The Next Generation of Service Marketplaces

Online service marketplaces have now existed for over two decades if you consider companies like Craigslist to be one of the first. A simple online classified ad that helps an everyday person find someone willing to do a task (or vice versa) can be argued to be the first example of an online service marketplace. Fast-forward to the end of 2021 and it’s clear that just like products and eCommerce, services have found a more substantial place online.

In this article by Andrew Chen, he goes through the eras of service marketplaces and what key elements have changed over the decade. This breakdown sheds light on two main ideas that we believe will cause the next generation of service marketplaces to surface.

1. Tools

When looking at the lifecycle of a service between a customer and provider, there are many phases (or stages, as Andrew calls them) for which decisions are being made and actions being done. Based on these stages, it can be seen clearly what was iterated on over the decades and makes you question deeper about what comes next. Companies creating tools to facilitate these interactions on their platforms such as discovery, quoting, the actual fulfillment of the service, and feedback can all be traced back to the race to “own” more of the experience and increase retention. This can be seen in the eras of “Uber for X” companies and continuing into the most recent era of managed marketplaces where the only way to accomplish such a goal was to focus on a single service vertical. It’s much easier to build for a service’s one major use case when you’re also building to facilitate the lifecycle (stages) that span so far horizontally. We believe the next generation of service marketplaces will be defined by the viability of the tools supporting these stages and how well they match the expected outcomes of customers.

2. Aligned Incentives

We now understand that the major difference between Craigslist era marketplaces and the past decade of giants like Uber, DoorDash, Instacart is more of the service lifecycle stages coming online. This need for complete control, while it creates an incredible experience for customers, has providers like delivery drivers wondering who they really work for. We believe this causes high churn and highly competitive situations for attracting the demographic of supply looking to take part in the incentive structures that are now clear working for “Uber for X” and managed marketplace companies. To replicate the natural economic incentives in the ideal capitalistic scenario, current marketplaces would have to make certain pieces of their model transparent and give the ability for providers to control more of the experience. More can be said about these dynamics in this great podcast with Ried Hoffman and the founder of Shopify, Tobi Lütke.

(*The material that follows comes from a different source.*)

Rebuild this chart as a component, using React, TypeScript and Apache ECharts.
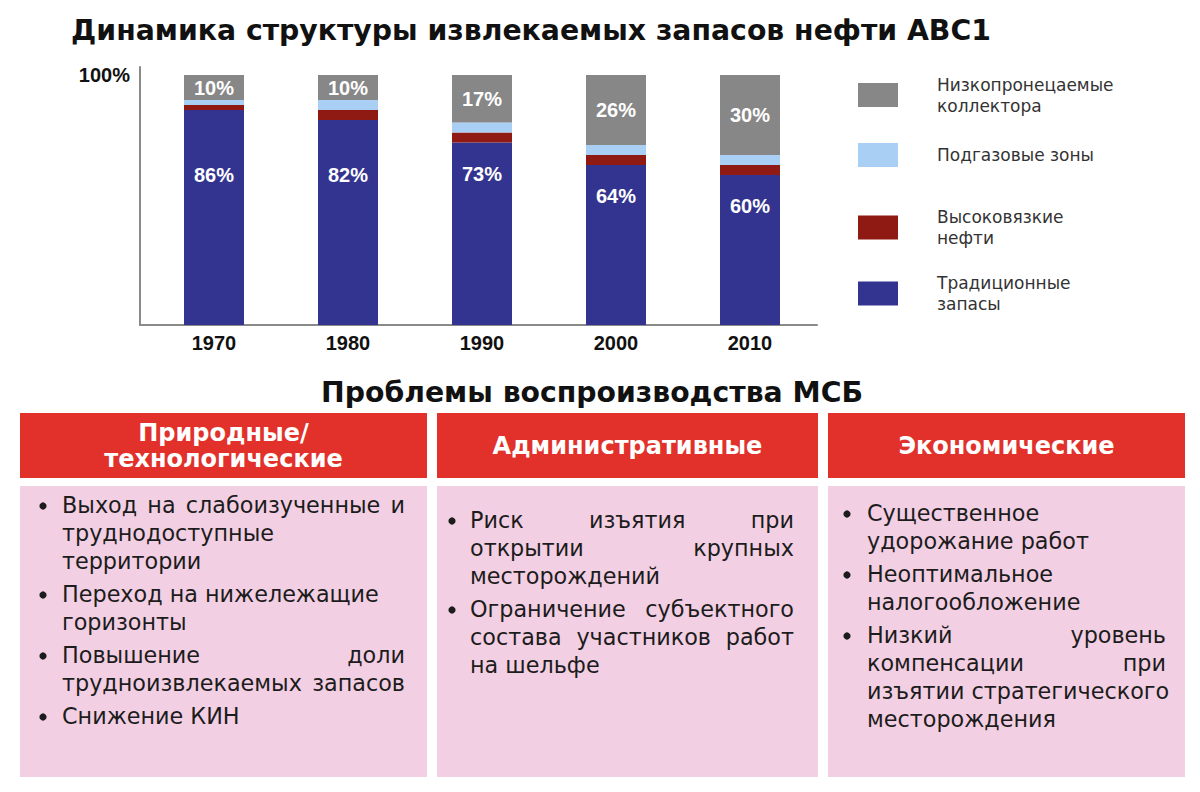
import React, { useEffect, useRef } from "react";
import * as echarts from "echarts";

// ---------- Data ----------
const categories = ["1970", "1980", "1990", "2000", "2010"];
const traditional = [86, 82, 73, 64, 60];
const highViscosity = [2, 4, 4, 4, 4];
const gasCap = [2, 4, 4, 4, 4];
const lowPermeability = [10, 10, 19, 28, 32];
const lowPermeabilityLabels = ["10%", "10%", "17%", "26%", "30%"];
const yTickLabel = "100%";

const seriesNames = [
  "Традиционные запасы",
  "Высоковязкие нефти",
  "Подгазовые зоны",
  "Низкопронецаемые коллектора",
];
const legendTexts = [
  "Низкопронецаемые\nколлектора",
  "Подгазовые зоны",
  "Высоковязкие\nнефти",
  "Традиционные\nзапасы",
];

const chartTitle = "Динамика структуры извлекаемых запасов нефти АВС1";
const sectionTitle = "Проблемы воспроизводства МСБ";
const columnHeaders = ["Природные/\nтехнологические", "Административные", "Экономические"];

const naturalItems = [
  ["Выход на слабоизученные и", "труднодоступные", "территории"],
  ["Переход на нижележащие", "горизонты"],
  ["Повышение доли", "трудноизвлекаемых запасов"],
  ["Снижение КИН"],
];
const adminItems = [
  ["Риск изъятия при", "открытии крупных", "месторождений"],
  ["Ограничение субъектного", "состава участников работ", "на шельфе"],
];
const economicItems = [
  ["Существенное", "удорожание работ"],
  ["Неоптимальное", "налогообложение"],
  ["Низкий уровень", "компенсации при", "изъятии стратегического", "месторождения"],
];
const justifiedLines = new Set([
  "Выход на слабоизученные и",
  "Повышение доли",
  "трудноизвлекаемых запасов",
  "Риск изъятия при",
  "открытии крупных",
  "Ограничение субъектного",
  "состава участников работ",
  "Низкий уровень",
  "компенсации при",
]);

// ---------- Styles / layout ----------
const COLORS = {
  traditional: "#33348f",
  viscous: "#8e1a13",
  gas: "#a9cff5",
  lowPerm: "#878787",
  header: "#e1312a",
  body: "#f3cfe3",
  axis: "#8a8a8a",
  text: "#1c1c1c",
};
const TRAD_LABEL_SHIFT = [34, 24, 0, 0, 0];
const SANS = '"DejaVu Sans", Verdana, sans-serif';
const ARIAL = '"Liberation Sans", Arial, sans-serif';
const BODY_SIZE = 22.3;
const LINE_H = 28;
const PARA_GAP = 5;

const boxes = [
  { x: 20, w: 407, textX: 62, right: 405, bulletX: 43, startY: 505, header: columnHeaders[0], items: naturalItems },
  { x: 437, w: 381, textX: 470, right: 794, bulletX: 452, startY: 520, header: columnHeaders[1], items: adminItems },
  { x: 828, w: 357, textX: 867, right: 1166, bulletX: 847, startY: 513, header: columnHeaders[2], items: economicItems },
];

let measureCtx: CanvasRenderingContext2D | null = null;
function measure(text: string, font: string): number {
  if (!measureCtx) measureCtx = document.createElement("canvas").getContext("2d");
  measureCtx!.font = font;
  return measureCtx!.measureText(text).width;
}

function bodyText(x: number, y: number, text: string) {
  return {
    type: "text",
    x,
    y,
    silent: true,
    style: {
      text,
      fontSize: BODY_SIZE,
      fontFamily: SANS,
      fill: COLORS.text,
      align: "left",
      verticalAlign: "middle",
    },
  };
}

function buildGraphics() {
  const els: any[] = [];
  els.push({
    type: "text",
    x: 531,
    y: 30,
    silent: true,
    style: { text: chartTitle, fontSize: 28.3, fontWeight: "bold", fontFamily: SANS, fill: "#111", align: "center", verticalAlign: "middle" },
  });
  els.push({
    type: "text",
    x: 592,
    y: 392,
    silent: true,
    style: { text: sectionTitle, fontSize: 28.3, fontWeight: "bold", fontFamily: SANS, fill: "#111", align: "center", verticalAlign: "middle" },
  });
  const font = `${BODY_SIZE}px ${SANS}`;
  boxes.forEach((b) => {
    els.push({ type: "rect", silent: true, shape: { x: b.x, y: 413, width: b.w, height: 65 }, style: { fill: COLORS.header } });
    els.push({ type: "rect", silent: true, shape: { x: b.x, y: 486, width: b.w, height: 291 }, style: { fill: COLORS.body } });
    els.push({
      type: "text",
      x: b.x + b.w / 2,
      y: 446,
      silent: true,
      style: { text: b.header, fontSize: 24, fontWeight: "bold", fontFamily: SANS, lineHeight: 26, fill: "#fff", align: "center", verticalAlign: "middle" },
    });
    let y = b.startY;
    b.items.forEach((para, pi) => {
      if (pi > 0) y += PARA_GAP;
      els.push({ type: "circle", silent: true, shape: { cx: b.bulletX, cy: y + 1, r: 3.6 }, style: { fill: COLORS.text } });
      para.forEach((line) => {
        const words = line.split(" ");
        if (justifiedLines.has(line) && words.length > 1) {
          const widths = words.map((w) => measure(w, font));
          const total = widths.reduce((a, c) => a + c, 0);
          const gap = Math.max(6, (b.right - b.textX - total) / (words.length - 1));
          let x = b.textX;
          words.forEach((w, wi) => {
            els.push(bodyText(x, y, w));
            x += widths[wi] + gap;
          });
        } else {
          els.push(bodyText(b.textX, y, line));
        }
        y += LINE_H;
      });
    });
  });
  return els;
}

const legendOrder = [3, 2, 1, 0];
const legendIconCenters = [95, 155, 227.5, 293.5];

export default function App() {
  const ref = useRef<HTMLDivElement>(null);
  useEffect(() => {
    if (!ref.current) return;
    const chart = echarts.init(ref.current, null, { renderer: "svg" });
    const whiteLabel = { color: "#fff", fontSize: 20, fontWeight: "bold", fontFamily: ARIAL };
    const option: any = {
      animation: false,
      backgroundColor: "#fff",
      grid: [
        { left: 147, top: 75, width: 670, height: 250 },
        { left: 140, top: 67, width: 677, height: 258 },
      ],
      xAxis: [
        {
          type: "category",
          gridIndex: 0,
          data: categories,
          axisLine: { show: false },
          axisTick: { show: false },
          axisLabel: { color: "#111", fontSize: 20, fontWeight: "bold", fontFamily: ARIAL, margin: 8 },
        },
        {
          type: "value",
          gridIndex: 1,
          min: 0,
          max: 1,
          axisLine: { show: true, lineStyle: { color: COLORS.axis, width: 2 } },
          axisTick: { show: false },
          axisLabel: { show: false },
          splitLine: { show: false },
        },
      ],
      yAxis: [
        { type: "value", gridIndex: 0, min: 0, max: 100, show: false },
        {
          type: "value",
          gridIndex: 1,
          min: 0,
          max: 103.2,
          interval: 100,
          axisLine: { show: true, lineStyle: { color: COLORS.axis, width: 2 } },
          axisTick: { show: false },
          splitLine: { show: false },
          axisLabel: {
            formatter: (v: number) => (v === 100 ? yTickLabel : ""),
            color: "#111",
            fontSize: 20,
            fontWeight: "bold",
            fontFamily: ARIAL,
            margin: 10,
          },
        },
      ],
      legend: legendOrder.map((si, li) => {
        const twoLines = legendTexts[li].includes("\n");
        return {
          data: [seriesNames[si]],
          orient: "vertical",
          left: 858,
          top: legendIconCenters[li] - (twoLines ? 21 : 12),
          padding: 0,
          itemWidth: 40,
          itemHeight: 24,
          icon: "rect",
          selectedMode: false,
          formatter: () => legendTexts[li],
          textStyle: { fontSize: 17, lineHeight: 21, color: "#333", fontFamily: SANS, padding: [0, 0, 0, 34] },
        };
      }),
      series: [
        {
          name: seriesNames[0],
          type: "bar",
          stack: "total",
          barWidth: 60,
          xAxisIndex: 0,
          yAxisIndex: 0,
          itemStyle: { color: COLORS.traditional },
          label: { show: true, position: "insideTop", distance: 21, formatter: "{c}%", ...whiteLabel },
          data: traditional.map((v, i) => ({ value: v, label: { offset: [0, TRAD_LABEL_SHIFT[i]] } })),
        },
        {
          name: seriesNames[1],
          type: "bar",
          stack: "total",
          barWidth: 60,
          xAxisIndex: 0,
          yAxisIndex: 0,
          itemStyle: { color: COLORS.viscous },
          data: highViscosity,
        },
        {
          name: seriesNames[2],
          type: "bar",
          stack: "total",
          barWidth: 60,
          xAxisIndex: 0,
          yAxisIndex: 0,
          itemStyle: { color: COLORS.gas },
          data: gasCap,
        },
        {
          name: seriesNames[3],
          type: "bar",
          stack: "total",
          barWidth: 60,
          xAxisIndex: 0,
          yAxisIndex: 0,
          itemStyle: { color: COLORS.lowPerm },
          label: {
            show: true,
            position: "inside",
            formatter: (p: any) => lowPermeabilityLabels[p.dataIndex],
            ...whiteLabel,
          },
          data: lowPermeability,
        },
      ],
      graphic: buildGraphics(),
    };
    chart.setOption(option);
    return () => chart.dispose();
  }, []);
  return (
    <div
      ref={ref}
      style={{ position: "absolute", left: 0, top: 0, width: 1200, height: 792, background: "#fff" }}
    />
  );
}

Making these significant business model changes would be incredibly difficult and sacrifice a lot of the core infrastructure that these companies holding the market share to date within their verticals have put together. This is why we think it will reinvent itself in the next generation of service marketplaces that somehow pull off combining both key elements that we stated here. By realigning the provider incentives of ownership, predictability, and growth (almost all as it relates to financial opportunities) and the combination of tools to support the whole lifecycle with all of it’s variability , we will see an era of truly innovative marketplaces.